The costs and consequences of substance misuse are far-reaching – they affect the users, their families, and the society as a whole.
Over the past decades, it has become obvious that the most effective intervention and prevention plans for people living with substance misuse are those originating from solid evidence-based groundwork. In fact, many evidence-based approaches have shown excellent results so far, but only for a limited number of persons living with substance misuse because widespread implementation strategies are lacking.
In Canada, addiction research has been mainly performed in a local manner by geographically isolated research groups, limiting the communication between stakeholders (i.e., clinical research teams, patients, clinicians, and policy makers), and preventing the translation of valuable evidence-based data into better prevention and treatment programs.
As a result, the Canadian Institutes of Health Research (CIHR), based on an initiative from the Institute of Neurosciences, Mental Health, and Addiction (INMHA), funded outstanding grant applications from the scientific community across Canada in 2013-2014 to create the first Canada-wide interventional research network in addiction medicine, called the Canadian Research Initiative in Substance Misuse (CRISM).

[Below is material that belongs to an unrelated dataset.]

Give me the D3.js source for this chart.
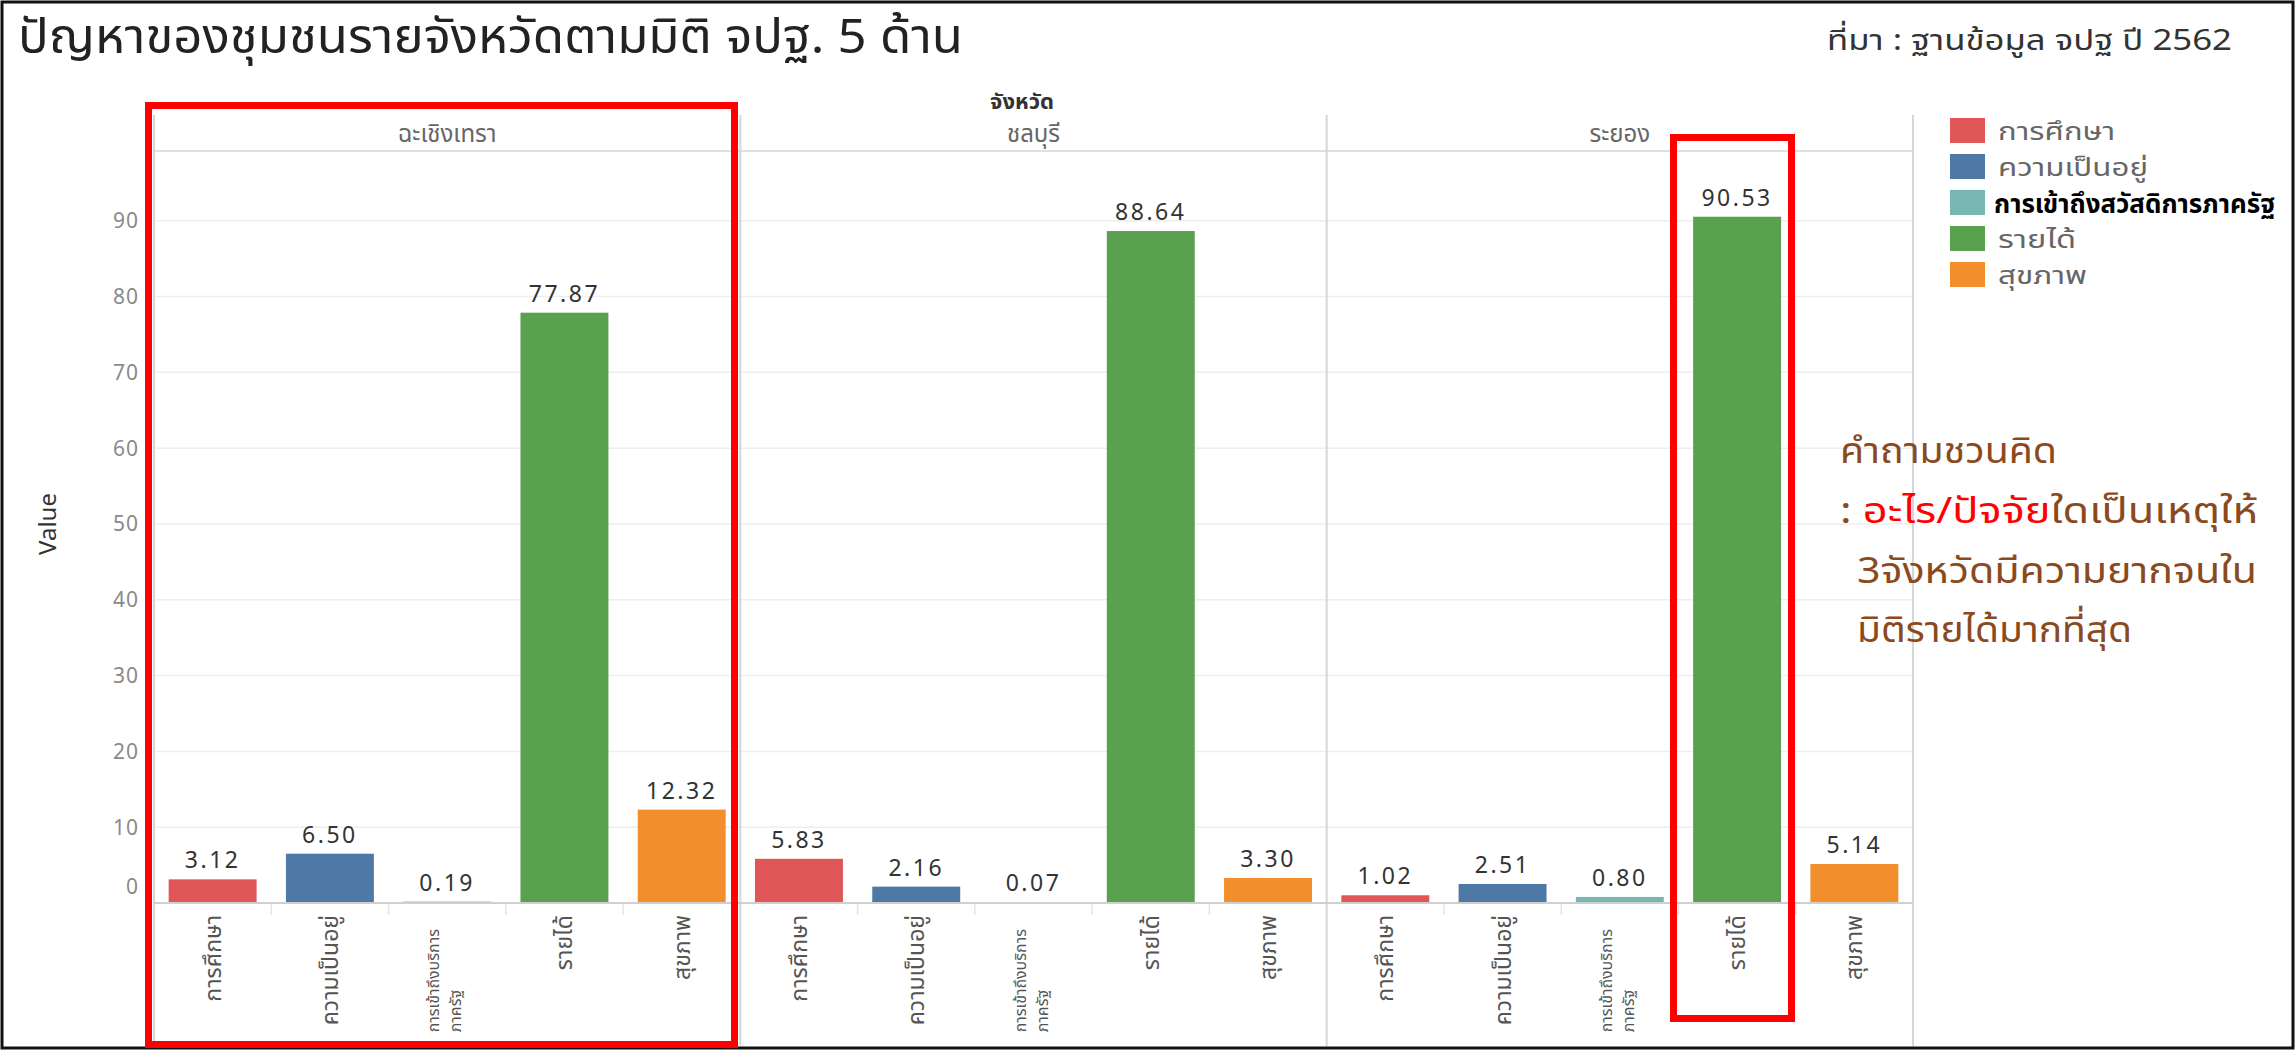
<!DOCTYPE html>
<html>
<head>
<meta charset="utf-8">
<script src="https://cdn.jsdelivr.net/npm/d3@7"></script>
<style>
  html, body { margin: 0; padding: 0; background: #fff; }
  svg { display: block; }
  text { font-family: "Noto Sans Thai", "Noto Sans", Loma, Garuda, sans-serif; }
</style>
</head>
<body>
<svg id="chart" width="2295" height="1050"></svg>
<script>
// ---------------- DATA ----------------
const provinces = ["ฉะเชิงเทรา", "ชลบุรี", "ระยอง"];
const dimensions = ["การศึกษา", "ความเป็นอยู่", "การเข้าถึงสวัสดิการภาครัฐ", "รายได้", "สุขภาพ"];
const axisLabels = [["การศึกษา"], ["ความเป็นอยู่"], ["การเข้าถึงบริการ", "ภาครัฐ"], ["รายได้"], ["สุขภาพ"]];
const valuesChachoengsao = [3.12, 6.50, 0.19, 77.87, 12.32];
const valuesChonburi = [5.83, 2.16, 0.07, 88.64, 3.30];
const valuesRayong = [1.02, 2.51, 0.80, 90.53, 5.14];
const yTicks = [0, 10, 20, 30, 40, 50, 60, 70, 80, 90];
const dimColors = ["#E15759", "#4E79A7", "#76B7B2", "#59A14F", "#F28E2B"];
const titleText = "ปัญหาของชุมชนรายจังหวัดตามมิติ จปฐ. 5 ด้าน";
const sourceText = "ที่มา : ฐานข้อมูล จปฐ ปี 2562";
const columnHeader = "จังหวัด";
const yAxisTitle = "Value";
const noteLines = [
  [{t: "คำถามชวนคิด", c: "brown"}],
  [{t: ": ", c: "brown"}, {t: "อะไร/ปัจจัย", c: "red"}, {t: "ใดเป็นเหตุให้", c: "brown"}],
  [{t: "3จังหวัดมีความยากจนใน", c: "brown"}],
  [{t: "มิติรายได้มากที่สุด", c: "brown"}]
];

const rows = [];
const provValues = [valuesChachoengsao, valuesChonburi, valuesRayong];
provinces.forEach((p, i) => dimensions.forEach((d, j) => rows.push({prov: p, dim: d, idx: j, value: provValues[i][j]})));

// ---------------- LAYOUT ----------------
const svg = d3.select("#chart");
const plotLeft = 154, plotRight = 1913, plotTop = 151, axisY = 903, headerTop = 115, bottomY = 1046;

const xOuter = d3.scaleBand().domain(provinces).range([plotLeft, plotRight]).padding(0);
const xInner = d3.scaleBand().domain(dimensions).range([0, xOuter.bandwidth()]).paddingInner(0.25).paddingOuter(0.125);
const y = d3.scaleLinear().domain([0, 99.2]).range([axisY, plotTop]);
const color = d3.scaleOrdinal().domain(dimensions).range(dimColors);

function fit(sel, w) {
  sel.each(function() {
    const len = this.getComputedTextLength();
    if (len > 0) d3.select(this).attr("textLength", w).attr("lengthAdjust", "spacingAndGlyphs");
  });
}

// outer frame
svg.append("rect").attr("x", 2).attr("y", 2).attr("width", 2291).attr("height", 1046)
  .attr("fill", "#fff").attr("stroke", "#111").attr("stroke-width", 3);

// title + source
svg.append("text").attr("x", 18).attr("y", 53).attr("font-size", 48).attr("fill", "#222")
  .text(titleText).call(fit, 945);
svg.append("text").attr("x", 1827).attr("y", 50).attr("font-size", 29).attr("fill", "#333")
  .text(sourceText).call(fit, 405);

// gridlines
svg.append("g").selectAll("line").data(yTicks.filter(d => d > 0)).join("line")
  .attr("x1", plotLeft).attr("x2", plotRight)
  .attr("y1", d => y(d)).attr("y2", d => y(d))
  .attr("stroke", "#eeeeee").attr("stroke-width", 1.5);

// header line
svg.append("line").attr("x1", plotLeft).attr("x2", plotRight).attr("y1", plotTop).attr("y2", plotTop)
  .attr("stroke", "#d6d6d6").attr("stroke-width", 1.5);

// panel separators
svg.append("g").selectAll("line").data(provinces.map(p => xOuter(p)).concat([plotRight])).join("line")
  .attr("x1", d => d).attr("x2", d => d).attr("y1", headerTop).attr("y2", bottomY)
  .attr("stroke", "#d6d6d6").attr("stroke-width", 2);

// column header
svg.append("text").attr("x", 1022).attr("y", 109).attr("text-anchor", "middle")
  .attr("font-size", 22).attr("font-weight", "bold").attr("fill", "#333").text(columnHeader);

// province headers
svg.append("g").selectAll("text").data(provinces).join("text")
  .attr("x", d => xOuter(d) + xOuter.bandwidth() / 2).attr("y", 142)
  .attr("text-anchor", "middle").attr("font-size", 24).attr("fill", "#666").text(d => d);

// y axis tick labels
svg.append("g").selectAll("text").data(yTicks).join("text")
  .attr("x", 139).attr("y", d => y(d) + (d === 0 ? -16 : 0)).attr("dy", "0.35em")
  .attr("text-anchor", "end").attr("font-family", "DejaVu Sans").attr("font-size", 21)
  .attr("letter-spacing", 1).attr("fill", "#8a8a8a").text(d => d);

// y axis title
svg.append("text").attr("transform", "translate(56,524) rotate(-90)").attr("text-anchor", "middle")
  .attr("font-family", "Liberation Sans Narrow, Liberation Sans").attr("font-size", 24).attr("fill", "#333")
  .text(yAxisTitle);

// bars
const panel = svg.append("g").selectAll("g").data(provinces).join("g")
  .attr("transform", d => `translate(${xOuter(d)},0)`);

panel.selectAll("rect").data(p => rows.filter(r => r.prov === p)).join("rect")
  .attr("x", d => xInner(d.dim)).attr("width", xInner.bandwidth())
  .attr("y", d => y(d.value)).attr("height", d => axisY - y(d.value))
  .attr("fill", d => color(d.dim));

panel.selectAll("text.val").data(p => rows.filter(r => r.prov === p)).join("text")
  .attr("class", "val")
  .attr("x", d => xInner(d.dim) + xInner.bandwidth() / 2).attr("y", d => y(d.value) - 11)
  .attr("text-anchor", "middle").attr("font-family", "DejaVu Sans").attr("font-size", 23)
  .attr("letter-spacing", 2.5).attr("fill", "#333").text(d => d.value.toFixed(2));

// category separators below the axis
panel.selectAll("line.sep").data(dimensions.slice(1)).join("line").attr("class", "sep")
  .attr("x1", d => xInner(d) - xInner.step() * xInner.paddingInner() / 2)
  .attr("x2", d => xInner(d) - xInner.step() * xInner.paddingInner() / 2)
  .attr("y1", axisY).attr("y2", axisY + 12).attr("stroke", "#e6e6e6").attr("stroke-width", 1.5);

// x axis line
svg.append("line").attr("x1", plotLeft).attr("x2", plotRight).attr("y1", axisY).attr("y2", axisY)
  .attr("stroke", "#cfcfcf").attr("stroke-width", 2);

// x labels (rotated)
panel.each(function() {
  const g = d3.select(this);
  dimensions.forEach((d, j) => {
    const lines = axisLabels[j];
    const cx = xInner(d) + xInner.bandwidth() / 2;
    if (lines.length === 1) {
      g.append("text").attr("transform", `translate(${cx + 8},${axisY + 12}) rotate(-90)`)
        .attr("text-anchor", "end").attr("font-size", 23).attr("fill", "#555").text(lines[0]);
    } else {
      const fs = 16;
      const tmp = g.append("text").attr("font-size", fs).text(lines[0]);
      const L = tmp.node().getComputedTextLength();
      tmp.remove();
      lines.forEach((ln, k) => {
        g.append("text")
          .attr("transform", `translate(${cx - 8 + k * 22},${axisY + 26 + L}) rotate(-90)`)
          .attr("text-anchor", "start").attr("font-size", fs).attr("fill", "#555").text(ln);
      });
    }
  });
});

// legend
const legendWidths = [117, 150, 281, 78, 89];
const legend = svg.append("g").attr("transform", "translate(1950,118)");
const lg = legend.selectAll("g").data(dimensions).join("g")
  .attr("transform", (d, i) => `translate(0,${i * 36})`);
lg.append("rect").attr("width", 35).attr("height", 25).attr("fill", d => color(d));
lg.append("text").attr("x", (d, i) => i === 2 ? 44 : 48).attr("y", (d, i) => i === 2 ? 23 : 22)
  .attr("font-size", (d, i) => i === 2 ? 27 : 24)
  .attr("font-weight", (d, i) => i === 2 ? "bold" : "normal")
  .attr("fill", (d, i) => i === 2 ? "#000" : "#666").text(d => d)
  .each(function(d, i) { d3.select(this).call(fit, legendWidths[i]); });

// annotation
const noteColor = {brown: "#8B4A1E", red: "#FF0000"};
const noteX = [1840, 1840, 1857, 1857];
const noteY = [463, 523, 583, 642];
const noteW = [217, 418, 400, 275];
noteLines.forEach((parts, i) => {
  const t = svg.append("text").attr("x", noteX[i]).attr("y", noteY[i]).attr("font-size", 36);
  parts.forEach(p => t.append("tspan").attr("fill", noteColor[p.c]).text(p.t));
  t.call(fit, noteW[i]);
});

// red highlight boxes
svg.append("rect").attr("x", 148.5).attr("y", 105.5).attr("width", 586).attr("height", 939)
  .attr("fill", "none").attr("stroke", "#FF0000").attr("stroke-width", 7);
svg.append("rect").attr("x", 1673.5).attr("y", 137.5).attr("width", 118).attr("height", 881)
  .attr("fill", "none").attr("stroke", "#FF0000").attr("stroke-width", 7);
</script>
</body>
</html>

Modeled partly after the Clinical Trial Network of the National Institute on Drug Abuse (NIDA), the CRISM provides a functional Canada-wide interventional research network in the field of substance misuse, where members work together to generate the knowledge base necessary to improve current addiction treatment paradigms.
CRISM was designed to facilitate communication and collaboration among addiction service providers, researchers, and policy-makers. In September 2015, four regional CRISM Nodes, one each located in British Columbia, the Prairies (Alberta, Manitoba, Saskatchewan), Ontario, and the Quebec-Atlantic region (Nova-Scotia, Newfoundland and Labrador, New Brunswick and Prince-Edward-Island), began operations.